Posts > The Other Side: Me and ‘Maid’ and Joe Manchin
November 12, 2021

The Other Side: Me and ‘Maid’ and Joe Manchin

Berkshire Edge – A reality for so many, and something that Joe Manchin doesn’t have to worry about: “One of the greatest things about a willingness to get on your hands and knees to scrub a toilet is you’ll never have trouble finding work.” [Emphasis added] Read the full article.

Every once in a while, a book comes along that offers us a unique opportunity, a chance for some much-needed reflection – self-reflection for me, who knows what it will spark in you. The subtitle of “Maid” is “Hard Work, Low Pay, and a Mother’s Will to Survive.” Thanks to “Maid,” I found myself looking back through the accumulated haze of forgetfulness to once again inhabit my childhood poverty, to better appreciate my parents’ perseverance and determination to work as hard as they could, past pain and exhaustion. I can’t ever forget our kitchen cabinets stuffed with tuna and sardines my mom bought on sale, the cans of Chef Boyardee ravioli she knew I could easily heat up for lunch or dinner for me and my brother when she was working an additional catering job, and my father was trying to sleep — getting ready to work from midnight to eight. Packages of chocolate and vanilla Royal pudding passed for a special dessert — easy to make on the stove with some milk, stirring ever so slowly but constantly.

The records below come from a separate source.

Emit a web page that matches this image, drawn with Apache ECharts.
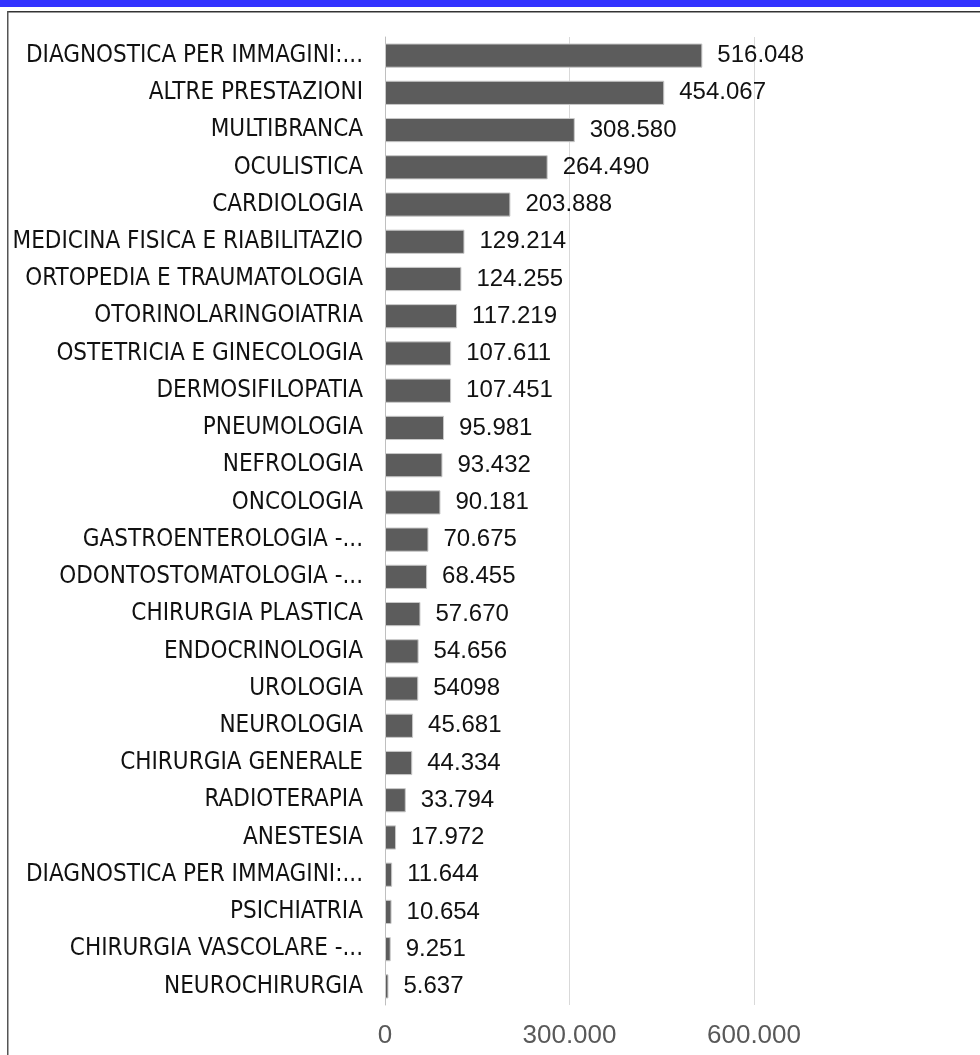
<!DOCTYPE html>
<html>
<head>
<meta charset="UTF-8">
<title>Prestazioni per branca</title>
<style>
html,body{margin:0;padding:0;background:#fff;}
#main{width:980px;height:1055px;}
</style>
</head>
<body>
<div id="main"></div>
<script src="https://cdn.jsdelivr.net/npm/echarts@6/dist/echarts.min.js"></script>
<script>
// categorie, dall'alto in basso
var categories = [
	'DIAGNOSTICA PER IMMAGINI:...', 'ALTRE PRESTAZIONI', 'MULTIBRANCA', 'OCULISTICA',
	'CARDIOLOGIA', 'MEDICINA FISICA E RIABILITAZIO', 'ORTOPEDIA E TRAUMATOLOGIA',
	'OTORINOLARINGOIATRIA', 'OSTETRICIA E GINECOLOGIA', 'DERMOSIFILOPATIA',
	'PNEUMOLOGIA', 'NEFROLOGIA', 'ONCOLOGIA', 'GASTROENTEROLOGIA -...',
	'ODONTOSTOMATOLOGIA -...', 'CHIRURGIA PLASTICA', 'ENDOCRINOLOGIA', 'UROLOGIA',
	'NEUROLOGIA', 'CHIRURGIA GENERALE', 'RADIOTERAPIA', 'ANESTESIA',
	'DIAGNOSTICA PER IMMAGINI:...', 'PSICHIATRIA', 'CHIRURGIA VASCOLARE -...', 'NEUROCHIRURGIA'
];
var values = [
	516048, 454067, 308580, 264490, 203888, 129214, 124255, 117219, 107611, 107451,
	95981, 93432, 90181, 70675, 68455, 57670, 54656, 54098, 45681, 44334,
	33794, 17972, 11644, 10654, 9251, 5637
];
// etichette come compaiono nel grafico (UROLOGIA senza separatore)
var labelText = [
	'516.048', '454.067', '308.580', '264.490', '203.888', '129.214', '124.255', '117.219', '107.611', '107.451',
	'95.981', '93.432', '90.181', '70.675', '68.455', '57.670', '54.656', '54098', '45.681', '44.334',
	'33.794', '17.972', '11.644', '10.654', '9.251', '5.637'
];
var xTicks = [0, 300000, 600000];

function fmt(v){
	return String(v).replace(/\B(?=(\d{3})+(?!\d))/g, '.');
}

var myChart = echarts.init(document.getElementById('main'));
myChart.setOption({
	animation: false,
	backgroundColor: '#fff',
	graphic: [
		{type:'rect', shape:{x:0, y:0, width:980, height:7}, style:{fill:'#3333ff'}},
		{type:'rect', shape:{x:7, y:11, width:973, height:1.5}, style:{fill:'#333'}},
		{type:'rect', shape:{x:7, y:11, width:1.5, height:1044}, style:{fill:'#555'}}
	],
	grid: {left:385, top:37, width:369, height:968, containLabel:false, outerBoundsMode:'none'},
	xAxis: {
		type: 'value',
		min: xTicks[0],
		max: xTicks[xTicks.length - 1],
		interval: xTicks[1] - xTicks[0],
		axisLine: {show:false},
		axisTick: {show:false},
		splitLine: {lineStyle:{color:'#d9d9d9', width:1}},
		axisLabel: {
			color:'#595959', fontSize:26, fontFamily:'"Liberation Sans", Arial, sans-serif',
			margin:18, formatter: fmt
		}
	},
	yAxis: {
		type: 'category',
		inverse: true,
		data: categories,
		axisLine: {show:true, lineStyle:{color:'#bfbfbf', width:1}},
		axisTick: {show:false},
		axisLabel: {
			color:'#111', fontSize:24, margin:22,
			fontFamily:'"DejaVu Sans Condensed", "Liberation Sans", sans-serif'
		}
	},
	series: [{
		type: 'bar',
		data: values,
		barCategoryGap: '35%',
		itemStyle: {color:'#5c5c5c', borderColor:'#c8c8c8', borderWidth:1},
		label: {
			show: true,
			position: 'right',
			distance: 15,
			color: '#111',
			fontSize: 24,
			fontFamily: '"Liberation Sans", Arial, sans-serif',
			formatter: function(p){ return labelText[p.dataIndex]; }
		}
	}]
});
</script>
</body>
</html>
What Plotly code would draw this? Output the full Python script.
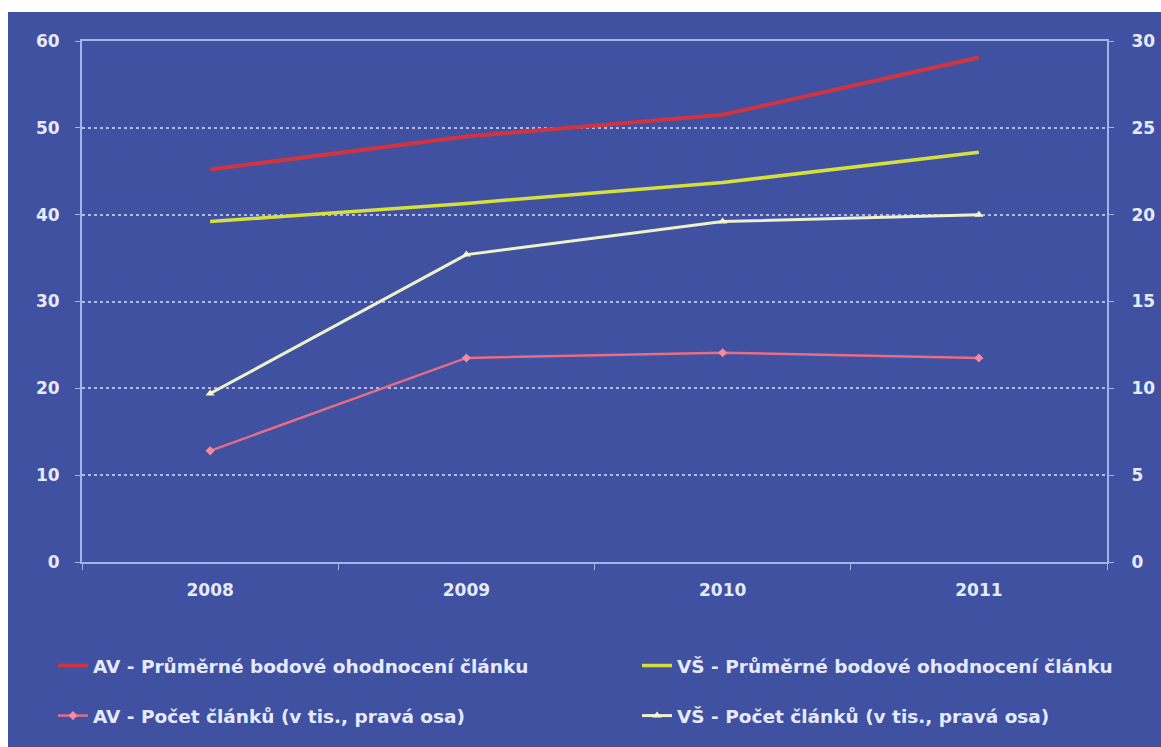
import plotly.graph_objects as go

years = ["2008", "2009", "2010", "2011"]
av_avg = [45.2, 49.0, 51.5, 58.1]
vs_avg = [39.2, 41.3, 43.7, 47.2]
av_count = [6.4, 11.75, 12.05, 11.75]
vs_count = [9.7, 17.7, 19.6, 20.0]

names = [
    "AV - Průměrné bodové ohodnocení článku",
    "VŠ - Průměrné bodové ohodnocení článku",
    "AV - Počet článků (v tis., pravá osa)",
    "VŠ - Počet článků (v tis., pravá osa)",
]

BG = "#3f51a0"
AXC = "#a7b1ea"
TXT = "#e6eaff"
FONT = "DejaVu Sans, Liberation Sans, Arial, sans-serif"

fig = go.Figure()
fig.add_trace(go.Scatter(x=years, y=av_avg, name=names[0], mode="lines",
                         legend="legend", legendgroup="a",
                         line=dict(color="#d0343f", width=4)))
fig.add_trace(go.Scatter(x=years, y=vs_avg, name=names[1], mode="lines",
                         legend="legend2", legendgroup="b",
                         line=dict(color="#d6df3c", width=3.5)))
fig.add_trace(go.Scatter(x=years, y=av_count, name=names[2], mode="lines+markers", yaxis="y2",
                         legend="legend", legendgroup="c",
                         line=dict(color="#e56d86", width=2.5),
                         marker=dict(symbol="diamond", size=7, color="#f08ca0")))
fig.add_trace(go.Scatter(x=years, y=vs_count, name=names[3], mode="lines+markers", yaxis="y2",
                         legend="legend2", legendgroup="d",
                         line=dict(color="#eef2cc", width=3),
                         marker=dict(symbol="triangle-up", size=8, color="#f4f7c8")))

L, R, T, B = 82, 54, 41, 185
W, H = 1161, 747
pw, ph = W - L - R, H - T - B

fig.add_shape(type="rect", xref="paper", yref="paper", layer="below",
              x0=(8 - L) / pw, x1=(W - L) / pw + 0.01,
              y0=-(B + 5) / ph, y1=(H - B - 12) / ph,
              fillcolor=BG, line=dict(width=0))

tickfont = dict(family=FONT, size=17, color=TXT, weight="bold")
legfont = dict(family=FONT, size=18.5, color=TXT, weight="bold")

leg_common = dict(orientation="v", xref="paper", yref="paper",
                  xanchor="left", yanchor="top", bgcolor="rgba(0,0,0,0)",
                  font=legfont, tracegroupgap=23, itemwidth=30)

def px_x(p):
    return (p - L) / pw

def px_y(p):
    return (H - B - p) / ph

fig.update_layout(
    width=W, height=H,
    margin=dict(l=L, r=R, t=T, b=B, pad=0, autoexpand=False),
    paper_bgcolor="white",
    plot_bgcolor="rgba(0,0,0,0)",
    font=dict(family=FONT, color=TXT),
    xaxis=dict(type="category", range=[-0.5, 3.5], showline=True, linecolor=AXC, linewidth=2,
               mirror=True, showgrid=False, ticks="outside", tickson="boundaries",
               ticklen=6, tickcolor=AXC, tickfont=tickfont, ticklabelstandoff=12,
               tickangle=0, automargin=False),
    yaxis=dict(range=[0, 60], dtick=10, showline=True, linecolor=AXC, linewidth=2,
               mirror=True, showgrid=True, gridcolor="rgba(215,222,255,0.75)", griddash="dot",
               gridwidth=1.5, ticks="outside", ticklen=5, tickcolor=AXC, tickfont=tickfont,
               zeroline=False, ticklabelstandoff=12, automargin=False),
    yaxis2=dict(range=[0, 30], dtick=5, overlaying="y", side="right", showline=True,
                linecolor=AXC, linewidth=2, showgrid=False, ticks="outside", ticklen=5,
                tickcolor=AXC, tickfont=tickfont, zeroline=False, ticklabelstandoff=14,
                automargin=False),
    legend=dict(x=px_x(53), y=px_y(647), **leg_common),
    legend2=dict(x=px_x(637), y=px_y(647), **leg_common),
    showlegend=True,
)

fig.write_html("out.html")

I imagine few Americans remember who Michael Harrington was. But thanks to him, for a while at least, many became aware of the concept of two Americas. In 1961, he wrote about The Other America. I grew up in that other America, with my parents and brother, and later our sister and about a million roaches sharing a small three-and-a-half room apartment in a working-class section of the Bronx. Mine was a second-generation poverty. And I know well my mother’s will to survive. She was born in an asylum, her mother terribly mad, and soon dead. Her father, an illiterate immigrant from southern Italy, was overwhelmed and ill-prepared for single parenthood, and shipped her off to an orphanage and her siblings to foster homes. Later, she too found herself living with one unenthusiastic foster family after another. My father’s father died when he was young, and by nine he was working after school to help support his family. They did everything they could to make ours an easier life.